Netcdf files hadn't been updated at EOL since this morning.
data_stats sock:barolo showed no data.
nidas_udp_relay was running on eol-rt-data, though it had been restarted this morning at 09:50 MDT. It wasn't due to a reboot, it's been up for 50 days.
On eol-rt-data, "data_stats sock::30010" showed data coming in. Or you can do, from any system at EOL:
data_stats sock:eol-rt-data.fl-ext.ucar.edu:30010
These errors started showing up in /var/log/isfs/isfs.log, every 10 seconds:
Sep 25 09:41:10 barolo dsm_server[44405]: ERROR|SocketConnectionThread: IOException: inet:128.117.188.122:30010: connect: Connection refused
Eventually the socket open succeeded, but then this error:
Sep 25 09:50:11 barolo dsm_server[44405]: WARNING|SampleInputStream: inet:128.117.188.122:30010: raw sample not of type char(0): #bad=1,filepos=0,id=(609,25461),type=28,len=779247971
As with reading disk data, the reader skips forward one byte and looks for a good sample.
Not sure why the corrupt data, and why it didn't recover. Would be good to look at the logs on eol-rt-data.
Did a kill -TERM of dsm_server on barolo, and ran check_vertex_procs.sh by hand, rather than waiting for crontab.
Updated crontab to check the procs every 15 minutes, rather than 30.
2 Comments
Steve Oncley
Part of this mess was me. I tried to kill dsm_server on eddy while I was flailing away at getting /scr/isfs mounted. (I thought it wouldn't be nice to unmount this disk while raw_data files were being written to it.) I wanted to stop dsm_server, not restart it, so I didn't use the script and just used kill. However, dsm_server restarted itself immediately. I ended up doing a bunch of other stuff rather than unmount the disk.

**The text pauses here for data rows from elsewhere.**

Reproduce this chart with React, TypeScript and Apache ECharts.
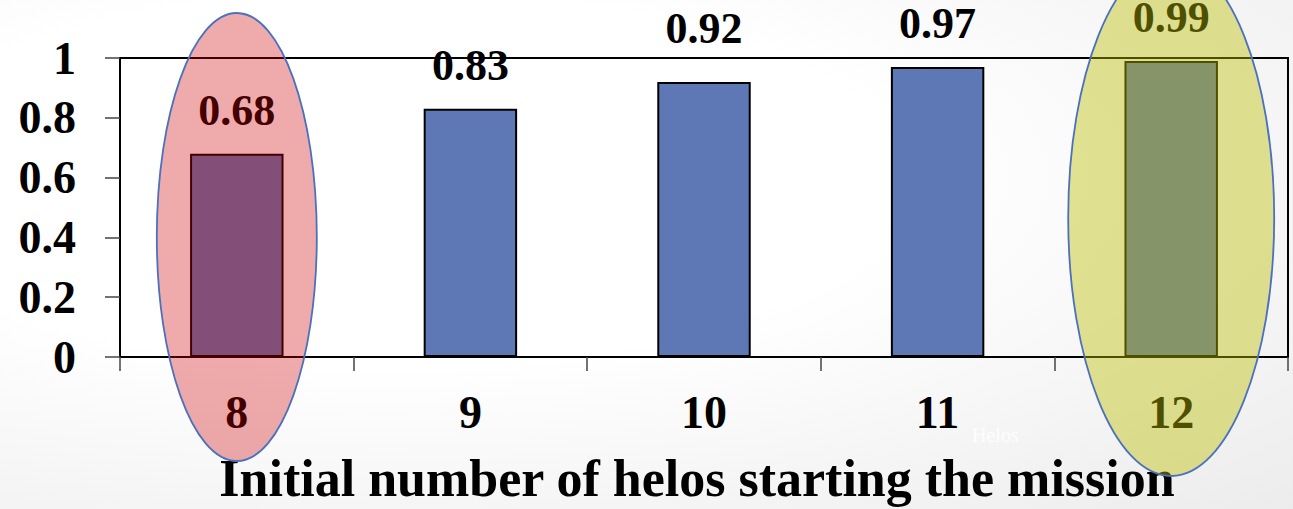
import React, { useEffect, useRef } from "react";
import * as echarts from "echarts";

// Mission success fraction by initial fleet size
const categories = ["8", "9", "10", "11", "12"];
const successRate = [0.68, 0.83, 0.92, 0.97, 0.99];
const yTicks = [0, 0.2, 0.4, 0.6, 0.8, 1];
const axisTitle = "Initial number of helos starting the mission";
const watermark = "Helos";
const lowHighlight = "8";
const highHighlight = "12";

const FONT = "'Liberation Serif', 'Times New Roman', serif";
const LABEL_DISTANCE = 21;
// the "10" label sits a little higher than the others
const raisedLabel = "10";

export default function App() {
  const ref = useRef<HTMLDivElement>(null);

  useEffect(() => {
    document.body.style.margin = "0";
    const chart = echarts.init(ref.current!, null, { renderer: "svg" });

    const textBase = {
      color: "#000",
      fontFamily: FONT,
      fontWeight: "bold",
      fontSize: 46,
    };

    const barData = successRate.map((v, i) =>
      categories[i] === raisedLabel
        ? { value: v, label: { distance: LABEL_DISTANCE + 10 } }
        : v
    );

    chart.setOption({
      animation: false,
      backgroundColor: "transparent",
      grid: {
        left: 120,
        right: 5,
        top: 58,
        bottom: 150,
        show: true,
        borderColor: "#000",
        borderWidth: 2,
        backgroundColor: "transparent",
      },
      xAxis: {
        type: "category",
        data: categories,
        boundaryGap: true,
        axisLine: { show: true, lineStyle: { color: "#000", width: 2 } },
        axisTick: { show: true, length: 14, lineStyle: { color: "#444", width: 1.5 } },
        axisLabel: { ...textBase, margin: 32 },
        splitLine: { show: false },
        name: axisTitle,
        nameLocation: "middle",
        nameGap: 95,
        nameTextStyle: {
          ...textBase,
          fontSize: 52,
          padding: [0, 14, 0, 0],
        },
      },
      yAxis: {
        type: "value",
        min: yTicks[0],
        max: yTicks[yTicks.length - 1],
        interval: yTicks[1] - yTicks[0],
        splitLine: { show: false },
        axisLine: { show: true, lineStyle: { color: "#000", width: 2 } },
        axisTick: { show: true, length: 15, lineStyle: { color: "#444", width: 1.5 } },
        axisLabel: { ...textBase, margin: 44 },
      },
      series: [
        {
          type: "bar",
          data: barData,
          barWidth: "40%",
          itemStyle: { color: "#5E77B5", borderColor: "#000", borderWidth: 2 },
          label: {
            show: true,
            position: "top",
            distance: LABEL_DISTANCE,
            ...textBase,
            fontSize: 44,
          },
        },
      ],
    });

    // Translucent highlight ellipses over the lowest and highest fleet sizes
    const lowX = chart.convertToPixel({ xAxisIndex: 0 }, lowHighlight) as number;
    const highX = chart.convertToPixel({ xAxisIndex: 0 }, highHighlight) as number;

    chart.setOption({
      graphic: [
        {
          type: "text",
          z: 1,
          left: 972,
          top: 425,
          style: {
            text: watermark,
            fill: "rgba(255,255,255,0.85)",
            font: `20px ${FONT}`,
          },
        },
        {
          type: "ellipse",
          z: 100,
          shape: { cx: lowX, cy: 237, rx: 80, ry: 224 },
          style: {
            fill: "rgba(205,0,0,0.33)",
            stroke: "#4A70C0",
            lineWidth: 1.8,
          },
        },
        {
          type: "ellipse",
          z: 100,
          shape: { cx: highX, cy: 218, rx: 103, ry: 258 },
          style: {
            fill: "rgba(188,188,0,0.42)",
            stroke: "#4A70C0",
            lineWidth: 1.8,
          },
        },
      ],
    });

    return () => chart.dispose();
  }, []);

  return (
    <div
      style={{
        width: 1293,
        height: 509,
        background:
          "radial-gradient(ellipse at 30% 35%, #ffffff 40%, #ececec 100%)",
      }}
    >
      <div ref={ref} style={{ width: 1293, height: 509 }} />
    </div>
  );
}
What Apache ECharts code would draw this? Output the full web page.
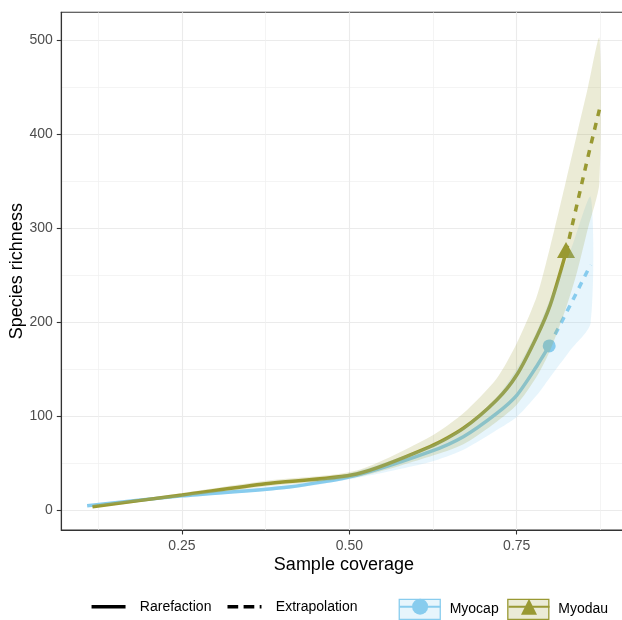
<!DOCTYPE html>
<html><head><meta charset="utf-8">
<script src="https://cdn.jsdelivr.net/npm/echarts@6/dist/echarts.min.js"></script>
<style>html,body{margin:0;padding:0;background:#fff}#c{width:622px;height:620px}</style>
</head><body><div id="c"></div>
<script>
// ---- data ----
const covCap = [0.1083, 0.25, 0.4095, 0.5108, 0.6206, 0.6703, 0.7201, 0.75, 0.7799, 0.7985, 0.83, 0.8604];
const richCap = [4.6, 15, 24.5, 37, 62, 78, 102.8, 122, 153, 174.5, 218, 261];
const lowCap = [3.8, 13.5, 22.5, 34, 51, 64, 85, 99, 122, 140, 170, 199];
const uppCap = [5.4, 16.5, 27, 41, 68, 88, 120, 150, 190, 222, 275, 333];
const methodCap = ['R','R','R','R','R','R','R','R','R','O','E','E'];

const covDau = [0.1163, 0.25, 0.375, 0.5108, 0.6206, 0.6703, 0.7201, 0.75, 0.7799, 0.8, 0.8236, 0.84, 0.8565, 0.8735];
const richDau = [3.5, 16, 28, 38.3, 67.4, 86.9, 117, 143.6, 184.4, 218, 274, 325, 376, 426];
const lowDau = [2.5, 14, 25, 35, 57, 70, 94, 112, 142, 170, 215, 253, 300, 348];
const uppDau = [4.5, 18, 31, 42, 78, 103, 140, 177, 227, 280, 350, 400, 450, 502];
const methodDau = ['R','R','R','R','R','R','R','R','R','R','O','E','E','E'];

const xTicks = [0.25, 0.5, 0.75];
const xMinor = [0.125, 0.375, 0.625, 0.875];
const yTicks = [0, 100, 200, 300, 400, 500];
const yMinor = [50, 150, 250, 350, 450];
const xMin = 0.0697, xMax = 0.914;
const yMin = -21.3, yMax = 529.5;

const seriesNames = ['Myocap', 'Myodau'];
const methodNames = ['Rarefaction', 'Extrapolation'];

// ---- styles ----
const FONT = 'Liberation Sans, Arial, sans-serif';
const CAP = '#88CCEE', DAU = '#999933';
const CAP_F = 'rgba(136,204,238,0.2)', DAU_F = 'rgba(153,153,51,0.2)';
const LW = 3.5;
const SMOOTH = 0.25;

function rareData(cov, val, meth, pointStyle) {
  const out = [];
  for (let i = 0; i < cov.length; i++) {
    if (meth[i] === 'R') out.push([cov[i], val[i]]);
    else if (meth[i] === 'O') out.push(Object.assign({value: [cov[i], val[i]]}, pointStyle));
  }
  return out;
}
function extraData(cov, val, meth) {
  const out = [];
  for (let i = 0; i < cov.length; i++) if (meth[i] !== 'R') out.push([cov[i], val[i]]);
  return out;
}
function ribbon(name, cov, lo, hi, fill) {
  return {
    type: 'custom', name: name, z: 3, silent: true, clip: true,
    data: cov.map((c, i) => [c, lo[i], hi[i]]),
    encode: {x: 0, y: [1, 2]},
    renderItem: function (params, api) {
      if (params.dataIndex !== 0) return null;
      const pts = [];
      for (let i = 0; i < cov.length; i++) pts.push(api.coord([cov[i], hi[i]]));
      for (let i = cov.length - 1; i >= 0; i--) pts.push(api.coord([cov[i], lo[i]]));
      return {type: 'polygon', shape: {points: pts, smooth: SMOOTH}, style: {fill: fill}};
    }
  };
}

const chart = echarts.init(document.getElementById('c'), null, {renderer: 'canvas'});
const tickLabel = {color: '#4D4D4D', fontSize: 14, fontFamily: FONT};
const legendBase = {top: 598.7, padding: 0, selectedMode: false};
const option = {
  animation: false,
  backgroundColor: '#fff',
  grid: {left: 61.3, right: -4.5, top: 12.3, bottom: 90, show: true, borderColor: '#333', borderWidth: 1.1,
         containLabel: false, outerBoundsMode: 'none'},
  xAxis: [
    {type: 'value', min: xMin, max: xMax, position: 'bottom',
     axisLine: {show: true, onZero: false, lineStyle: {color: '#333', width: 1.1}},
     axisTick: {show: true, customValues: xTicks, length: 4.5, lineStyle: {color: '#333', width: 1.1}},
     axisLabel: Object.assign({show: true, customValues: xTicks, margin: 9, formatter: v => Number(v).toFixed(2)}, tickLabel),
     splitLine: {show: true, lineStyle: {color: '#EBEBEB', width: 1.1}},
     name: 'Sample coverage', nameLocation: 'middle', nameGap: 26, nameMoveOverlap: false,
     nameTextStyle: {color: '#000', fontSize: 18, fontFamily: FONT}},
    {type: 'value', min: xMin, max: xMax, position: 'top',
     axisLine: {show: false}, axisTick: {show: false, customValues: xMinor},
     axisLabel: {show: false, customValues: xMinor},
     splitLine: {show: true, lineStyle: {color: '#EFEFEF', width: 0.7}}}
  ],
  yAxis: [
    {type: 'value', min: yMin, max: yMax, position: 'left',
     axisLine: {show: true, onZero: false, lineStyle: {color: '#333', width: 1.1}},
     axisTick: {show: true, customValues: yTicks, length: 4.5, lineStyle: {color: '#333', width: 1.1}},
     axisLabel: Object.assign({show: true, customValues: yTicks, margin: 8.5}, tickLabel),
     splitLine: {show: true, lineStyle: {color: '#EBEBEB', width: 1.1}},
     name: 'Species richness', nameLocation: 'middle', nameGap: 35, nameMoveOverlap: false,
     nameTextStyle: {color: '#000', fontSize: 18, fontFamily: FONT}},
    {type: 'value', min: yMin, max: yMax, position: 'right',
     axisLine: {show: false}, axisTick: {show: false, customValues: yMinor},
     axisLabel: {show: false, customValues: yMinor},
     splitLine: {show: true, lineStyle: {color: '#EFEFEF', width: 0.7}}}
  ],
  legend: [
    Object.assign({}, legendBase, {left: 89.8, itemWidth: 34, itemHeight: 20, itemGap: 14.3,
     textStyle: {fontSize: 14, fontFamily: FONT, color: '#000', padding: [0, 0, 0, 9.3]},
     data: [
       {name: methodNames[0], itemStyle: {color: 'rgba(0,0,0,0)', borderColor: 'rgba(0,0,0,0)'},
        lineStyle: {color: '#000', width: LW, type: 'solid'}},
       {name: methodNames[1], itemStyle: {color: 'rgba(0,0,0,0)', borderColor: 'rgba(0,0,0,0)'},
        lineStyle: {color: '#000', width: LW, type: [10.7, 5.4]}}
     ]}),
    Object.assign({}, legendBase, {left: 398.6, itemWidth: 41, itemHeight: 20, itemGap: 8.5, icon: 'rect',
     textStyle: {fontSize: 14, fontFamily: FONT, color: '#000', padding: [0, 0, 0, 4.4]},
     data: [
       {name: seriesNames[0], itemStyle: {color: CAP_F, borderColor: CAP, borderWidth: 1.3}},
       {name: seriesNames[1], itemStyle: {color: DAU_F, borderColor: DAU, borderWidth: 1.3}}
     ]}),
    Object.assign({}, legendBase, {left: 398.6, itemWidth: 41, itemHeight: 20, itemGap: 8.5, z: 6,
     textStyle: {fontSize: 14, fontFamily: FONT, color: 'rgba(0,0,0,0)', padding: [0, 0, 0, 4.4]},
     data: [seriesNames[0], seriesNames[1]]})
  ],
  series: [
    {type: 'line', name: seriesNames[0], color: CAP, z: 2, symbol: 'circle', symbolSize: 0, showSymbol: true,
     smooth: SMOOTH,
     lineStyle: {width: LW, color: CAP}, itemStyle: {color: CAP},
     data: rareData(covCap, richCap, methodCap, {symbolSize: 13})},
    {type: 'line', name: seriesNames[1], color: DAU, z: 2, symbol: 'triangle', symbolSize: 0, showSymbol: true,
     smooth: SMOOTH,
     lineStyle: {width: LW, color: DAU}, itemStyle: {color: DAU},
     data: rareData(covDau, richDau, methodDau, {symbolSize: [18, 16], symbolOffset: [0, -2.5]})},
    {type: 'line', name: seriesNames[0], color: CAP, z: 2, symbol: 'none',
     lineStyle: {width: LW, color: CAP, type: [6.5, 6.5]},
     data: extraData(covCap, richCap, methodCap)},
    {type: 'line', name: seriesNames[1], color: DAU, z: 2, symbol: 'none',
     lineStyle: {width: LW, color: DAU, type: [7, 7]},
     data: extraData(covDau, richDau, methodDau)},
    ribbon('Myocap band', covCap, lowCap, uppCap, CAP_F),
    ribbon('Myodau band', covDau, lowDau, uppDau, DAU_F),
    {type: 'line', name: methodNames[0], color: '#000', symbol: 'none', lineStyle: {color: '#000', width: LW}, data: []},
    {type: 'line', name: methodNames[1], color: '#000', symbol: 'none', lineStyle: {color: '#000', width: LW, type: 'dashed'}, data: []}
  ]
};
chart.setOption(option);
</script></body></html>
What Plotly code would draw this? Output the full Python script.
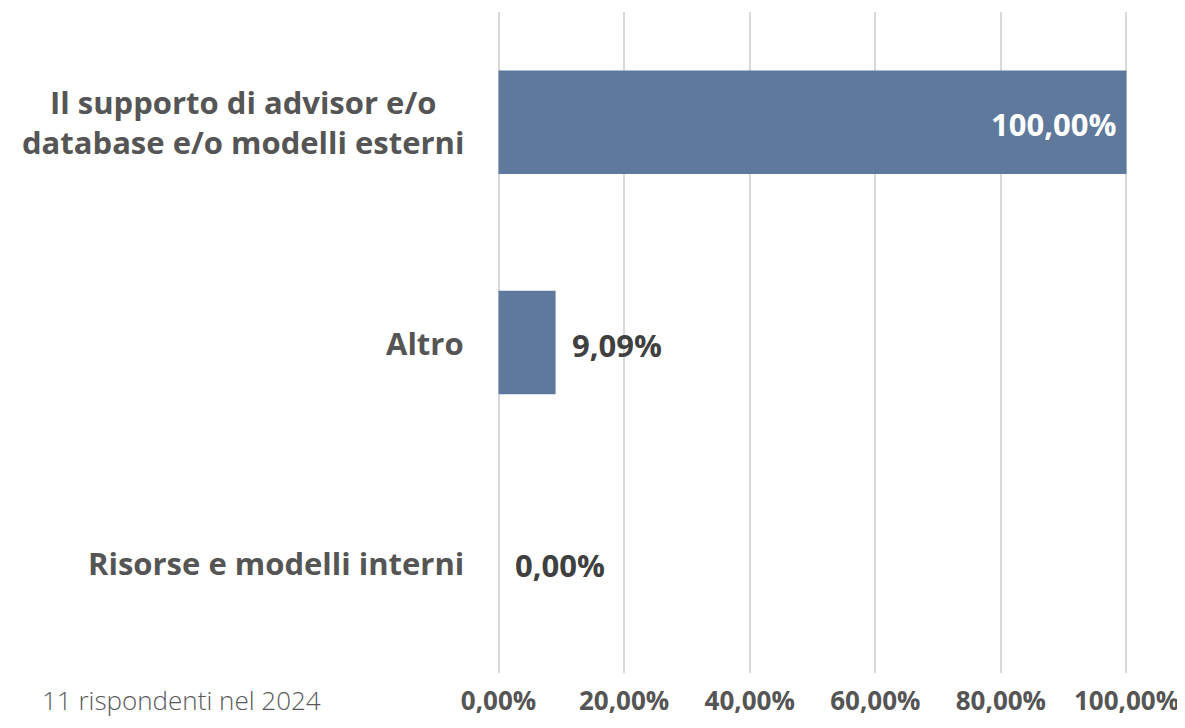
import plotly.graph_objects as go

# data, bottom to top as plotly draws a horizontal bar chart
categories = [
    "Risorse e modelli interni",
    "Altro",
    "Il supporto di advisor e/o<br>database e/o modelli esterni",
]
shares = [0.0, 0.0909, 1.0]
tick_vals = [0.0, 0.2, 0.4, 0.6, 0.8, 1.0]
footer_note = "11 rispondenti nel 2024"

BAR_COLOR = '#5f799c'
TEXT_COLOR = '#404040'
LABEL_COLOR = '#555555'


def pct(v):
    return f"{v * 100:.2f}%".replace(".", ",")


fig = go.Figure(
    go.Bar(
        x=shares,
        y=categories,
        orientation='h',
        width=0.47,
        marker=dict(color=BAR_COLOR, line=dict(width=0)),
        hoverinfo='skip'
    )
)

# value labels: white inside long bars, dark just past short ones
for cat, v in zip(categories, shares):
    inside = v > 0.5
    fig.add_annotation(
        x=v, y=cat, xref='x', yref='y',
        text=pct(v),
        showarrow=False,
        xanchor='right' if inside else 'left',
        xshift=-8 if inside else 14,
        yshift=-2,
        font=dict(family='Open Sans', size=31, weight='bold',
                  color='white' if inside else TEXT_COLOR)
    )

# category labels: block right aligned, lines centred on each other
for cat in categories:
    fig.add_annotation(
        x=0, y=cat, xref='paper', yref='y',
        text=cat,
        showarrow=False,
        xanchor='right',
        align='center',
        xshift=-30,
        font=dict(family='Open Sans', size=31, weight='bold', color=LABEL_COLOR)
    )

fig.add_annotation(
    x=-0.497, y=-0.041, xref='paper', yref='paper',
    xanchor='center', yanchor='middle',
    text=footer_note,
    showarrow=False,
    font=dict(family='Open Sans', size=26, weight=300, color='#595959')
)

# page body has an 8px margin, so the figure is sized to fit the window
fig.update_layout(
    width=1177,
    height=720,
    margin=dict(l=488, r=56, t=4, b=55),
    paper_bgcolor='white',
    plot_bgcolor='white',
    showlegend=False,
    xaxis=dict(
        range=[-0.004, 1.004],
        tickvals=tick_vals,
        ticktext=[pct(v) for v in tick_vals],
        showgrid=True,
        gridcolor='#d9d9d9',
        gridwidth=2,
        zeroline=False,
        showline=False,
        ticks='',
        ticklabelstandoff=10,
        tickfont=dict(family='Open Sans', size=26, weight='bold', color=LABEL_COLOR),
        fixedrange=True
    ),
    yaxis=dict(
        categoryorder='array',
        categoryarray=categories,
        showticklabels=False,
        showgrid=False,
        zeroline=False,
        showline=False,
        ticks='',
        fixedrange=True
    )
)

fig.write_html("out.html")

I guess I should mention that, before I worked on it this morning, /scr/isfs (where both VERTEX/netcdf and /raw_data are) had been offline with I/O errors (that I <may> have fixed) for at least a day.
Gordon Maclean AUTHOR
Yea, systemd restarts dsm_server if it exits. Perhaps there's a way to configure it so that it won't restart it after a specific signal, such as TERM. Looks like the setting is "Restart=on-abnormal" instead of "on-failure"..
To stop it so that systemd won't restart it:
systemctl --user stop dsm_server
To start it again, substitute "start" for "stop".
Since it's a user process, don't need sudo.